2 motorbikes, 6 days, 350 km driven, endless mountains climbed, 2 exhausted backpackers.
Beautiful as it was, we were ready to hand back in our bikes and have a little R&R in Hanoi.
From Meo Vac, we rode to Du Gia, which was in itself a spectacular ride, with mountains jutting out at very steep angles, different from what we had seen before. Du Gia is lower in altitude than what we had been at, so it was starting to get warmer ( around 23 degrees probably) instead of the 15-20 degrees that we had been used to for most of the loop. This is where we had our waterfall adventure (read previous post for more on that) and spent the night on a mattress on the floor of another homestay.
Homestays are pretty much the only option on the loop. Essentially people have parts of their homes converted into dorm style rooms, or private rooms. They offer “family dinner” where all the guests can eat together and the food was the same everywhere we went: spring rolls, some sort of fatty meat, a leafy green thing, eggs, some potato, maybe tofu or beans, and a big bowl of rice. All very, very oily.

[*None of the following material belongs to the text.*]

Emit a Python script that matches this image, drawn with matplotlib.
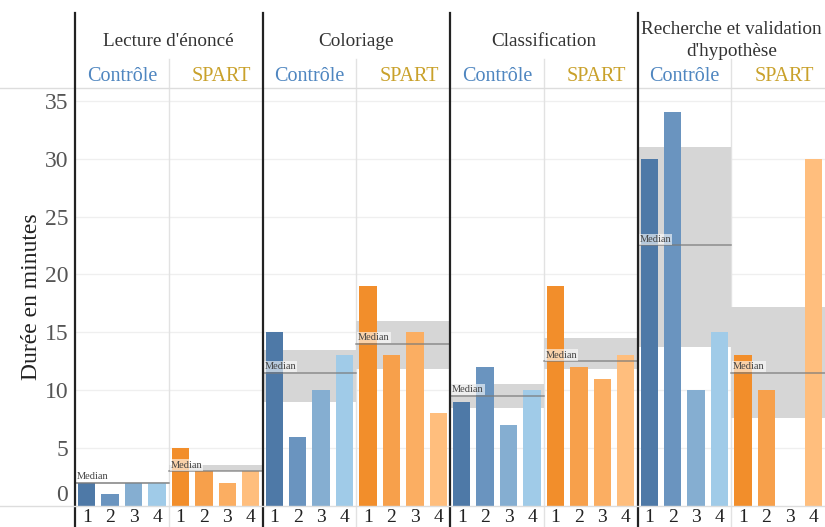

The other thing that they have in common, at least the ones we stayed at, was someone blasting karaoke. Either in the house, or next door. Every – single – one. (except our mud hut). Nothing lowers your spirits more than trying to sleep while some off pitch Vietnamese man tries to do his best Mariah Carey impression. Ear plugs do nothing. On our last night it was right below us, and it shook the floor and the walls. There was no avoiding it. So we joined in and sang a duet trying to read the Vietnamese words as they scrolled across the screen. Our off key voices joining in preventing travelers from sleeping.
And then there are the termites. If the karaoke doesn’t keep you up, then the gnawing of little bugs eating away at the wooden structure you’re sleeping on will. One day those karaoke reverberations are going to shake the termite ridden structure just enough and it will collapse. Try not to think of that when you’re going to sleep in it.
The Vietnamese also seem to have a liking for rock hard beds. You’re basically sleeping on styrofoam. You can stand on it and you don’t even sink in the slightest.
The ride back from Du Gia to Ha Giang was a rough one. Most people will back track and not complete the loop fully, but we were gung ho to do so. It was a mistake. A very rough and dusty road filled with big dump trucks was how we ended the loop. 70 km took us 6 hours and we arrived back in Ha Giang looking like dusty, exhausted, ghosts.
Overall, the loop was filled with amazing experiences, beautiful views and tons of excitement and stories. We want to give a realistic idea of what we’re doing, and that means including some stories of the more difficult things we experience.
As I write this though, we are treating ourselves to a nice hotel in Hanoi, with a real bed that you can sink into, and a bathroom not filled with spiders and other people’s hair. It’s the simple things in life.